Adopt Higher Energy Building Standards
Adopting higher energy building standards is an important first action step in reducing greenhouse gas emissions. Our buildings last 40, 50, even over 100 years, so future generations will be impacted by how we construct our buildings today. In order to avoid locking our buildings into decades of carbon intensive use, ambitious building codes can be a tool to reduce carbon emissions, promote better health, and improve the efficiency and longevity of our built environment.
In Minnesota, building codes are standardized throughout the state, limiting the local community’s power to implement more ambitious standards. While we can advocate statewide for “stretch” codes that build off of the statewide code or establish incentives for building beyond code requirements, municipal governments can adopt internal standards for government buildings and projects receiving general obligation funding.
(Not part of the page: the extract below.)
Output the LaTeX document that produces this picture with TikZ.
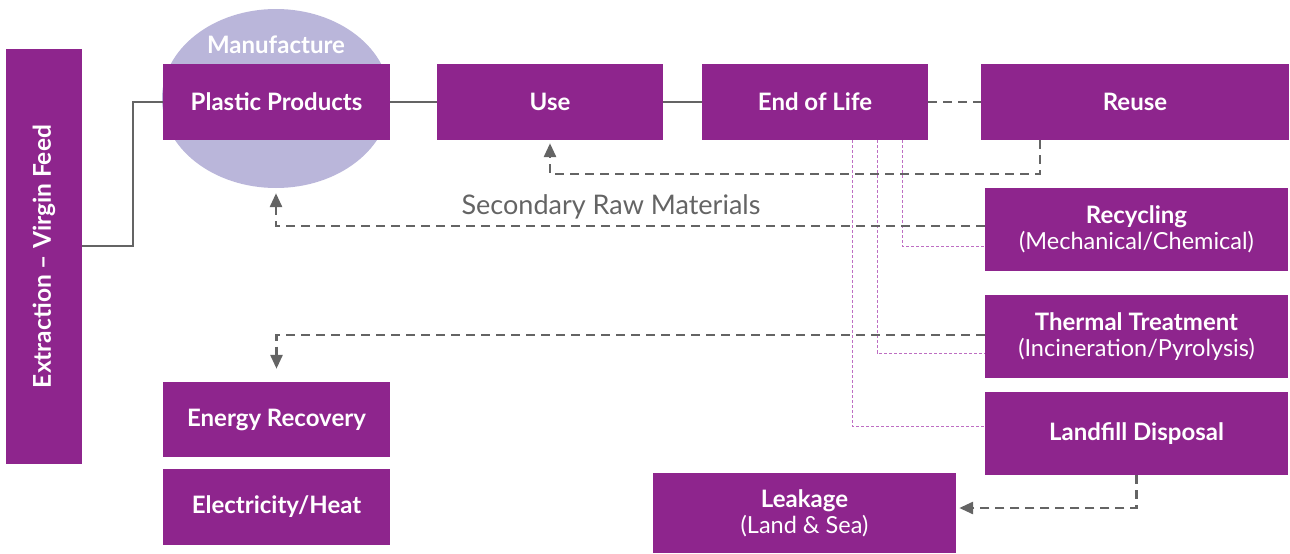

The Sustainable Buildings 2030 Energy Standards, an initiative to make all newly constructed and renovated buildings carbon neutral by 2030, is a potential resource that could be adopted by Duluth and has been successfully applied for state buildings.
You can help move Duluth towards these greater standards by requesting that the City Council adopt a B3 Sustainable Buildings 2030 Energy Standard for all municipal buildings and publicly funded projects.
And, if you are building or renovating, you can voluntarily adopt higher building standards for energy or talk to your building contractor about their building practices.